• OBJECTIVE: Restate the whole listing word for word. Pictures are left out.

• DATA EXCERPT:
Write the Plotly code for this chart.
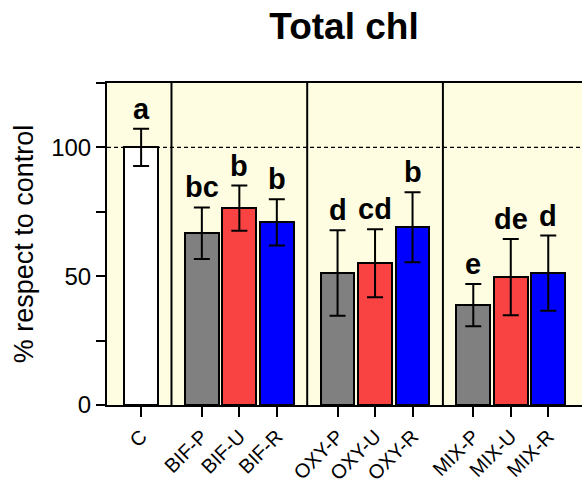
import plotly.graph_objects as go

# ---- data ----
groups = [["C"], ["BIF-P", "BIF-U", "BIF-R"], ["OXY-P", "OXY-U", "OXY-R"], ["MIX-P", "MIX-U", "MIX-R"]]
categories = ["C", "BIF-P", "BIF-U", "BIF-R", "OXY-P", "OXY-U", "OXY-R", "MIX-P", "MIX-U", "MIX-R"]
means = [100, 66.7, 76.4, 70.9, 51.2, 55.0, 69.0, 38.8, 49.6, 51.2]
errors = [7.2, 10.0, 8.8, 9.0, 16.6, 13.2, 13.6, 8.2, 14.8, 14.6]
letters = ["a", "bc", "b", "b", "d", "cd", "b", "e", "de", "d"]
colors = ["#FFFFFF", "#808080", "#F94242", "#0000FF", "#808080", "#F94242", "#0000FF", "#808080", "#F94242", "#0000FF"]
y_ticks = [0, 50, 100]

# ---- layout positions (group structure) ----
GAP = 1.62
xpos = []
seps = []
cur = 0.0
for gi, g in enumerate(groups):
    if gi > 0:
        seps.append(cur - 1 + GAP / 2)
        cur = cur - 1 + GAP
    for _ in g:
        xpos.append(cur)
        cur += 1
last = xpos[-1]

FONT = "Arial, Liberation Sans, sans-serif"

fig = go.Figure()
fig.add_trace(go.Bar(
    x=xpos, y=means, width=0.9,
    marker=dict(color=colors, line=dict(color="black", width=2)),
    error_y=dict(type="data", array=errors, visible=True, color="black", thickness=2, width=8),
    showlegend=False,
))

for x, m, e, t in zip(xpos, means, errors, letters):
    fig.add_annotation(x=x, y=m + e, text="<b>%s</b>" % t, showarrow=False,
                       yanchor="bottom", yshift=2,
                       font=dict(family=FONT, size=29, color="black"))

for s in seps:
    fig.add_shape(type="line", xref="x", yref="paper", x0=s, x1=s, y0=0, y1=1,
                  line=dict(color="black", width=2), layer="above")

fig.add_shape(type="line", xref="paper", yref="y", x0=0, x1=1, y0=100, y1=100,
              line=dict(color="black", width=1.3, dash="4px,3px"), layer="above")

fig.update_layout(
    width=582, height=486,
    margin=dict(l=107, r=0, t=83, b=81),
    paper_bgcolor="white",
    plot_bgcolor="#FEFDE1",
    font=dict(family=FONT, color="black"),
    title=dict(text="<b>Total chl</b>", x=344 / 582, xanchor="center",
               y=1 - 26 / 486, yanchor="middle", font=dict(size=37, family=FONT)),
    bargap=0,
)

fig.update_xaxes(
    range=[-0.91, last + 0.9], automargin=False,
    tickmode="array", tickvals=xpos, ticktext=categories, tickangle=-45,
    ticks="outside", ticklen=10, tickwidth=2, tickcolor="black",
    showline=True, linecolor="black", linewidth=2, mirror=True,
    showgrid=False, zeroline=False,
    tickfont=dict(size=20, family=FONT),
)
fig.update_yaxes(
    range=[0, 125], automargin=False,
    tickmode="array", tickvals=y_ticks,
    ticks="outside", ticklen=9, tickwidth=2, tickcolor="black",
    minor=dict(tickmode="array", tickvals=[25, 75, 125], ticks="outside", ticklen=9, tickwidth=2, tickcolor="black", showgrid=False),
    showline=True, linecolor="black", linewidth=2,
    showgrid=False, zeroline=False,
    tickfont=dict(size=24, family=FONT),
    title=dict(text="% respect to control", font=dict(size=27, family=FONT), standoff=10),
)

fig.write_html("out.html")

• RESULT OF THE EXERCISE:
Write the Plotly code for this chart.
import plotly.graph_objects as go

# ---- data ----
groups = [["C"], ["BIF-P", "BIF-U", "BIF-R"], ["OXY-P", "OXY-U", "OXY-R"], ["MIX-P", "MIX-U", "MIX-R"]]
categories = ["C", "BIF-P", "BIF-U", "BIF-R", "OXY-P", "OXY-U", "OXY-R", "MIX-P", "MIX-U", "MIX-R"]
means = [100, 66.7, 76.4, 70.9, 51.2, 55.0, 69.0, 38.8, 49.6, 51.2]
errors = [7.2, 10.0, 8.8, 9.0, 16.6, 13.2, 13.6, 8.2, 14.8, 14.6]
letters = ["a", "bc", "b", "b", "d", "cd", "b", "e", "de", "d"]
colors = ["#FFFFFF", "#808080", "#F94242", "#0000FF", "#808080", "#F94242", "#0000FF", "#808080", "#F94242", "#0000FF"]
y_ticks = [0, 50, 100]

# ---- layout positions (group structure) ----
GAP = 1.62
xpos = []
seps = []
cur = 0.0
for gi, g in enumerate(groups):
    if gi > 0:
        seps.append(cur - 1 + GAP / 2)
        cur = cur - 1 + GAP
    for _ in g:
        xpos.append(cur)
        cur += 1
last = xpos[-1]

FONT = "Arial, Liberation Sans, sans-serif"

fig = go.Figure()
fig.add_trace(go.Bar(
    x=xpos, y=means, width=0.9,
    marker=dict(color=colors, line=dict(color="black", width=2)),
    error_y=dict(type="data", array=errors, visible=True, color="black", thickness=2, width=8),
    showlegend=False,
))

for x, m, e, t in zip(xpos, means, errors, letters):
    fig.add_annotation(x=x, y=m + e, text="<b>%s</b>" % t, showarrow=False,
                       yanchor="bottom", yshift=2,
                       font=dict(family=FONT, size=29, color="black"))

for s in seps:
    fig.add_shape(type="line", xref="x", yref="paper", x0=s, x1=s, y0=0, y1=1,
                  line=dict(color="black", width=2), layer="above")

fig.add_shape(type="line", xref="paper", yref="y", x0=0, x1=1, y0=100, y1=100,
              line=dict(color="black", width=1.3, dash="4px,3px"), layer="above")

fig.update_layout(
    width=582, height=486,
    margin=dict(l=107, r=0, t=83, b=81),
    paper_bgcolor="white",
    plot_bgcolor="#FEFDE1",
    font=dict(family=FONT, color="black"),
    title=dict(text="<b>Total chl</b>", x=344 / 582, xanchor="center",
               y=1 - 26 / 486, yanchor="middle", font=dict(size=37, family=FONT)),
    bargap=0,
)

fig.update_xaxes(
    range=[-0.91, last + 0.9], automargin=False,
    tickmode="array", tickvals=xpos, ticktext=categories, tickangle=-45,
    ticks="outside", ticklen=10, tickwidth=2, tickcolor="black",
    showline=True, linecolor="black", linewidth=2, mirror=True,
    showgrid=False, zeroline=False,
    tickfont=dict(size=20, family=FONT),
)
fig.update_yaxes(
    range=[0, 125], automargin=False,
    tickmode="array", tickvals=y_ticks,
    ticks="outside", ticklen=9, tickwidth=2, tickcolor="black",
    minor=dict(tickmode="array", tickvals=[25, 75, 125], ticks="outside", ticklen=9, tickwidth=2, tickcolor="black", showgrid=False),
    showline=True, linecolor="black", linewidth=2,
    showgrid=False, zeroline=False,
    tickfont=dict(size=24, family=FONT),
    title=dict(text="% respect to control", font=dict(size=27, family=FONT), standoff=10),
)

fig.write_html("out.html")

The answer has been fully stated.